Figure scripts
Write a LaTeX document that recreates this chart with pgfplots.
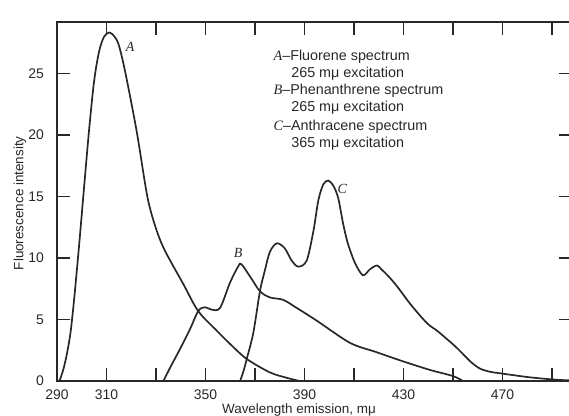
\documentclass[border=0pt]{standalone}
\usepackage{fontspec}
\setmainfont{Liberation Sans}
\newfontfamily\lblfont{Liberation Serif}
\usepackage{pgfplots}
\pgfplotsset{compat=1.18}
\usetikzlibrary{calc}

\definecolor{ink}{RGB}{40,40,40}

\begin{document}
\begin{tikzpicture}
\begin{axis}[
    name=ax,
    scale only axis,
    width=514.8bp, height=359bp,
    xmin=290, xmax=498,
    ymin=0, ymax=29.2,
    axis line style={line width=2bp, draw=ink},
    xtick={290,310,...,490},
    xticklabels={290,310,,350,,390,,430,,470,},
    ytick={0,5,...,25},
    tick align=inside,
    major tick length=13bp,
    tick style={line width=1.3bp, draw=ink},
    /pgf/number format/assume math mode=true,
    tick label style={font=\fontsize{14}{16}\selectfont, text=ink},
    xticklabel style={anchor=center, yshift=-14bp},
    yticklabel style={anchor=east, inner sep=0pt, xshift=-13bp},
    xlabel={Wavelength emission, mμ},
    xlabel style={font=\fontsize{13.5}{15}\selectfont, text=ink, inner sep=0pt,
        at={(axis description cs:0.47,0)}, anchor=center, yshift=-29.5bp},
    ylabel={Fluorescence intensity},
    ylabel style={font=\fontsize{13.5}{16}\selectfont, text=ink,
        at={(axis description cs:0,0.495)}, anchor=center, yshift=37bp},
    cycle list={{ink}},
    every axis plot/.append style={line width=1.7bp, smooth, no markers},
]

% A - fluorene
\addplot coordinates {
 (291,0) (292.5,0.9) (294,2.2) (295.5,4.0) (297,6.8) (299,11.2) (301,15.9)
 (303,20.5) (305,24.4) (307,26.8) (309,28.0) (311.2,28.35) (313.3,28.0)
 (315,27.3) (317.5,25.2) (322.2,20.3) (326.5,15.0) (330,12.4) (333.6,10.6)
 (341,7.9) (347,5.7) (354.5,4.1) (360,3.0) (366.6,1.8) (376,0.7) (383,0.25) (388,0)
};

% B - phenanthrene
\addplot coordinates {
 (333,0) (336,1.2) (339.7,2.6) (343.7,4.2) (347.1,5.7) (349.8,6.0) (352.5,5.8)
 (355.9,5.95) (359.9,8.0) (363.3,9.35) (364.5,9.5) (368,8.5) (372,7.3) (376,6.8)
 (381.4,6.6) (386.8,5.95) (395,4.9) (408.4,3.1) (419,2.35) (429.8,1.6)
 (440.7,0.9) (450,0.4) (454,0)
};

% C - anthracene
\addplot coordinates {
 (364,0) (365.5,0.9) (366.6,1.75) (369.3,3.9) (372,7.3) (374,9.0) (376,10.5)
 (378.8,11.2) (382,10.8) (384.8,9.8) (387.5,9.3) (390.9,9.8) (393.6,12.2)
 (395.6,14.7) (397.6,16.0) (399.6,16.3) (401.6,15.9) (403.6,14.9) (405.6,12.8)
 (407.5,11.2) (410.4,9.6) (413.6,8.6) (416.5,9.1) (419.3,9.4) (421,9.1)
 (424,8.5) (427.4,7.7) (433,6.2) (439.5,4.7) (443.5,4.1) (447.6,3.4) (451,2.8)
 (454,2.2) (457.5,1.5) (461,1.0) (465,0.75) (470,0.6) (481,0.3) (492,0.1) (498,0.05)
};

\node[font=\fontsize{14}{16}\selectfont\lblfont\itshape, text=ink] at (axis cs:319.5,27.2) {A};
\node[font=\fontsize{14}{16}\selectfont\lblfont\itshape, text=ink] at (axis cs:363.2,10.4) {B};
\node[font=\fontsize{14}{16}\selectfont\lblfont\itshape, text=ink] at (axis cs:405.3,15.6) {C};

\begin{scope}[every node/.style={anchor=base west, inner sep=0pt, text=ink,
    font=\fontsize{14.4}{16}\selectfont}]
\node at (axis cs:377.4,26.1) {{\lblfont\itshape A}–Fluorene spectrum};
\node at (axis cs:384.6,24.7) {265 mμ excitation};
\node at (axis cs:377.4,23.3) {{\lblfont\itshape B}–Phenanthrene spectrum};
\node at (axis cs:384.6,21.9) {265 mμ excitation};
\node at (axis cs:377.4,20.4) {{\lblfont\itshape C}–Anthracene spectrum};
\node at (axis cs:384.6,19.0) {365 mμ excitation};
\end{scope}
\end{axis}
\pgfresetboundingbox
\path[use as bounding box] ($(ax.south west)+(-57bp,-35bp)$) rectangle ($(ax.north west)+(512bp,22bp)$);
\end{tikzpicture}
\end{document}
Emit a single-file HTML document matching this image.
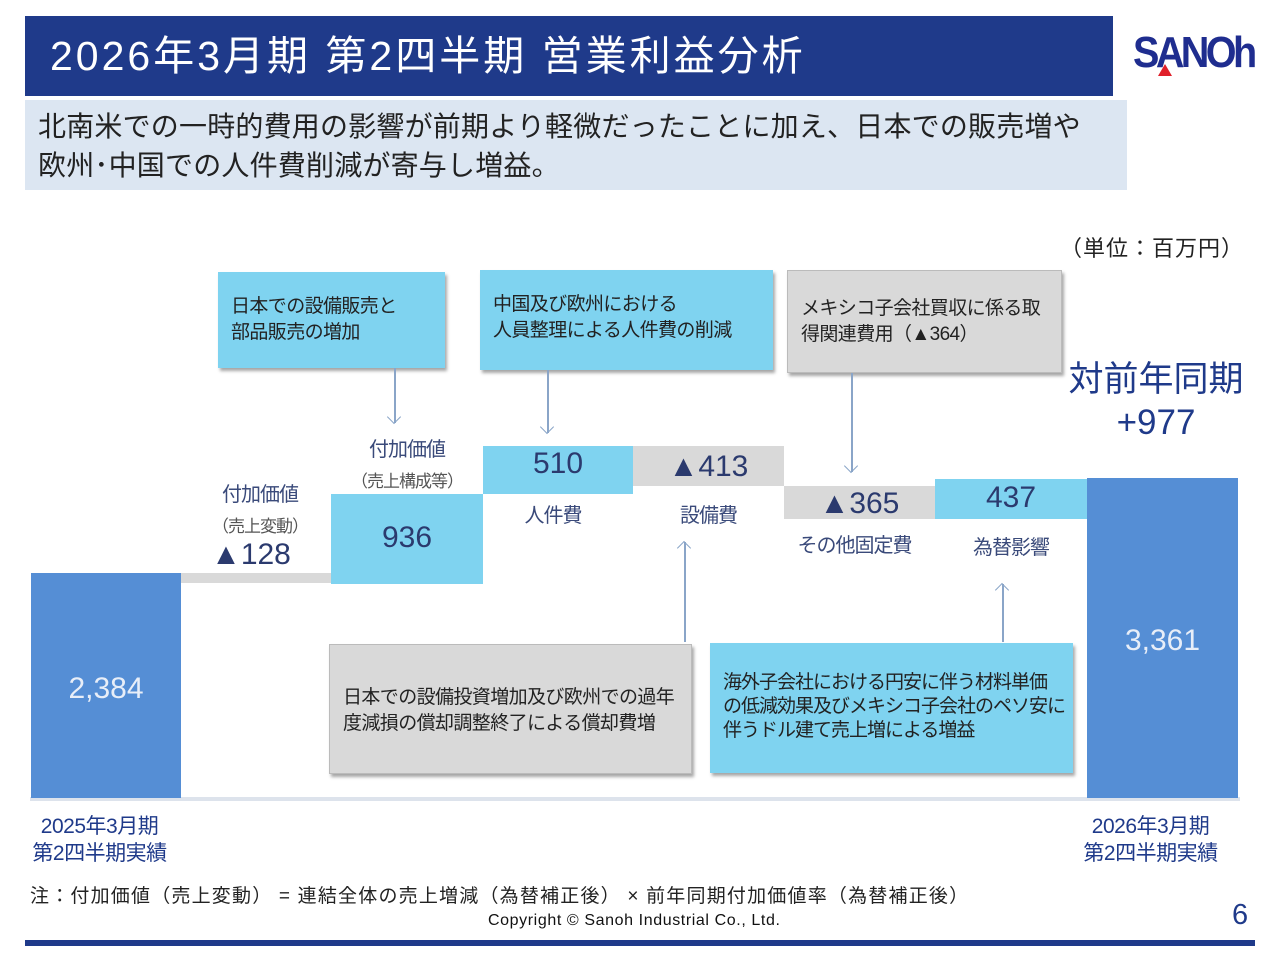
<!DOCTYPE html>
<html><head><meta charset="utf-8"><style>
*{margin:0;padding:0;box-sizing:border-box}
body{width:1280px;height:960px;background:#fff;position:relative;overflow:hidden;font-family:"Liberation Sans","Noto Sans CJK JP",sans-serif}
.a{position:absolute;white-space:nowrap}
.box{position:absolute;box-shadow:2px 3px 3px rgba(0,0,0,.35);font-size:19px;line-height:26px;color:#222;letter-spacing:-0.6px;padding-left:13px}
.lb{background:#7fd3f0}
.gr{background:#d9d9d9;border:1px solid #bbb}
.bar{position:absolute}
.num{position:absolute;text-align:center;color:#2b3a6e;font-size:30px}
.cat{position:absolute;text-align:center;color:#3a4a7a;font-size:20px;letter-spacing:-1px}
.sub{font-size:17px;color:#555}
.ln{position:absolute;width:1.5px;background:#8aa5c8}
.ah{position:absolute;width:10px;height:10px;border-right:1.5px solid #8aa5c8;border-bottom:1.5px solid #8aa5c8}
</style></head><body>
<div class="a" style="left:25px;top:16px;width:1088px;height:80px;background:#1f3a8a"></div>
<div class="a" style="left:50px;top:28px;color:#fff;font-size:41px;line-height:56px;letter-spacing:3px">2026年3月期 第2四半期 営業利益分析</div>
<div class="a" style="left:1133px;top:28px;color:#1f2d8f;font-size:44px;font-weight:bold;letter-spacing:-4px;transform:scaleX(0.9);transform-origin:left">SANOh</div>
<div class="a" style="left:1158px;top:64px;width:0;height:0;border-left:7px solid transparent;border-right:7px solid transparent;border-bottom:12px solid #e0202a"></div>
<div class="a" style="left:25px;top:100px;width:1102px;height:90px;background:#dce6f2"></div>
<div class="a" style="left:38px;top:107px;font-size:28px;line-height:39px;color:#222;letter-spacing:0.2px">北南米での一時的費用の影響が前期より軽微だったことに加え、日本での販売増や<br>欧州･中国での人件費削減が寄与し増益。</div>
<div class="a" style="left:1060px;top:231px;font-size:22px;color:#222;letter-spacing:1px">（単位：百万円）</div>

<div class="box lb" style="left:218px;top:272px;width:227px;height:96px;padding-top:22px">日本での設備販売と<br>部品販売の増加</div>
<div class="box lb" style="left:480px;top:270px;width:293px;height:100px;padding-top:22px">中国及び欧州における<br>人員整理による人件費の削減</div>
<div class="box gr" style="left:787px;top:270px;width:275px;height:103px;padding-top:25px">メキシコ子会社買収に係る取<br>得関連費用（▲364）</div>
<div class="a" style="left:1060px;top:358px;width:192px;text-align:center;color:#1f3a8a;font-size:35px;line-height:43px">対前年同期<br>+977</div>

<div class="ln" style="left:394px;top:368px;height:55px"></div><div class="ah" style="left:389px;top:412px;transform:rotate(45deg)"></div>
<div class="ln" style="left:547px;top:370px;height:63px"></div><div class="ah" style="left:542px;top:422px;transform:rotate(45deg)"></div>
<div class="ln" style="left:851px;top:373px;height:99px"></div><div class="ah" style="left:846px;top:461px;transform:rotate(45deg)"></div>
<div class="ln" style="left:684px;top:542px;height:100px"></div><div class="ah" style="left:679px;top:543px;transform:rotate(-135deg)"></div>
<div class="ln" style="left:1002px;top:584px;height:58px"></div><div class="ah" style="left:997px;top:585px;transform:rotate(-135deg)"></div>

<div class="bar" style="left:30px;top:797px;width:1210px;height:4px;background:#dde3ec"></div>
<div class="bar" style="left:31px;top:573px;width:150px;height:225px;background:#558ed5"></div>
<div class="num" style="left:31px;top:672px;width:150px;color:#e8eef8">2,384</div>
<div class="bar" style="left:181px;top:573px;width:150px;height:10px;background:#d9d9d9"></div>
<div class="bar" style="left:331px;top:494px;width:152px;height:90px;background:#7fd3f0"></div>
<div class="num" style="left:331px;top:521px;width:152px">936</div>
<div class="bar" style="left:483px;top:446px;width:150px;height:48px;background:#7fd3f0"></div>
<div class="num" style="left:483px;top:447px;width:150px">510</div>
<div class="bar" style="left:633px;top:446px;width:151px;height:40px;background:#d9d9d9"></div>
<div class="num" style="left:633px;top:450px;width:151px">▲413</div>
<div class="bar" style="left:784px;top:486px;width:151px;height:33px;background:#d9d9d9"></div>
<div class="num" style="left:784px;top:487px;width:151px">▲365</div>
<div class="bar" style="left:935px;top:479px;width:152px;height:40px;background:#7fd3f0"></div>
<div class="num" style="left:935px;top:481px;width:152px">437</div>
<div class="bar" style="left:1087px;top:478px;width:151px;height:320px;background:#558ed5"></div>
<div class="num" style="left:1087px;top:624px;width:151px;color:#e8eef8">3,361</div>

<div class="cat" style="left:185px;top:478px;width:150px">付加価値</div>
<div class="cat sub" style="left:185px;top:512px;width:150px">（売上変動）</div>
<div class="num" style="left:176px;top:538px;width:150px">▲128</div>
<div class="cat" style="left:331px;top:433px;width:152px">付加価値</div>
<div class="cat sub" style="left:331px;top:467px;width:152px">（売上構成等）</div>
<div class="cat" style="left:478px;top:499px;width:150px">人件費</div>
<div class="cat" style="left:633px;top:499px;width:151px">設備費</div>
<div class="cat" style="left:779px;top:529px;width:151px">その他固定費</div>
<div class="cat" style="left:935px;top:531px;width:152px">為替影響</div>

<div class="box gr" style="left:329px;top:644px;width:363px;height:130px;padding-top:40px">日本での設備投資増加及び欧州での過年<br>度減損の償却調整終了による償却費増</div>
<div class="box lb" style="left:710px;top:643px;width:363px;height:130px;padding-top:28px;line-height:24px;letter-spacing:-1px">海外子会社における円安に伴う材料単価<br>の低減効果及びメキシコ子会社のペソ安に<br>伴うドル建て売上増による増益</div>

<div class="a" style="left:22px;top:813px;width:155px;text-align:center;color:#1f3a8a;font-size:21px;line-height:27px;letter-spacing:-0.5px">2025年3月期<br>第2四半期実績</div>
<div class="a" style="left:1073px;top:813px;width:155px;text-align:center;color:#1f3a8a;font-size:21px;line-height:27px;letter-spacing:-0.5px">2026年3月期<br>第2四半期実績</div>
<div class="a" style="left:30px;top:881px;font-size:19px;color:#222;letter-spacing:1.2px">注：付加価値（売上変動） = 連結全体の売上増減（為替補正後） × 前年同期付加価値率（為替補正後）</div>
<div class="a" style="left:488px;top:912px;font-size:16px;color:#111;letter-spacing:0.6px">Copyright © Sanoh Industrial Co., Ltd.</div>
<div class="a" style="left:1232px;top:899px;font-size:29px;color:#1f3a8a">6</div>
<div class="a" style="left:25px;top:940px;width:1230px;height:6px;background:#1f3a8a"></div>
</body></html>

■ Aim of the task
Find the string "this" in the entries above and return each line that holds it.

■ Finished exercise
Write a LaTeX document that recreates this chart with pgfplots.
Emit a single-file HTML document matching this image.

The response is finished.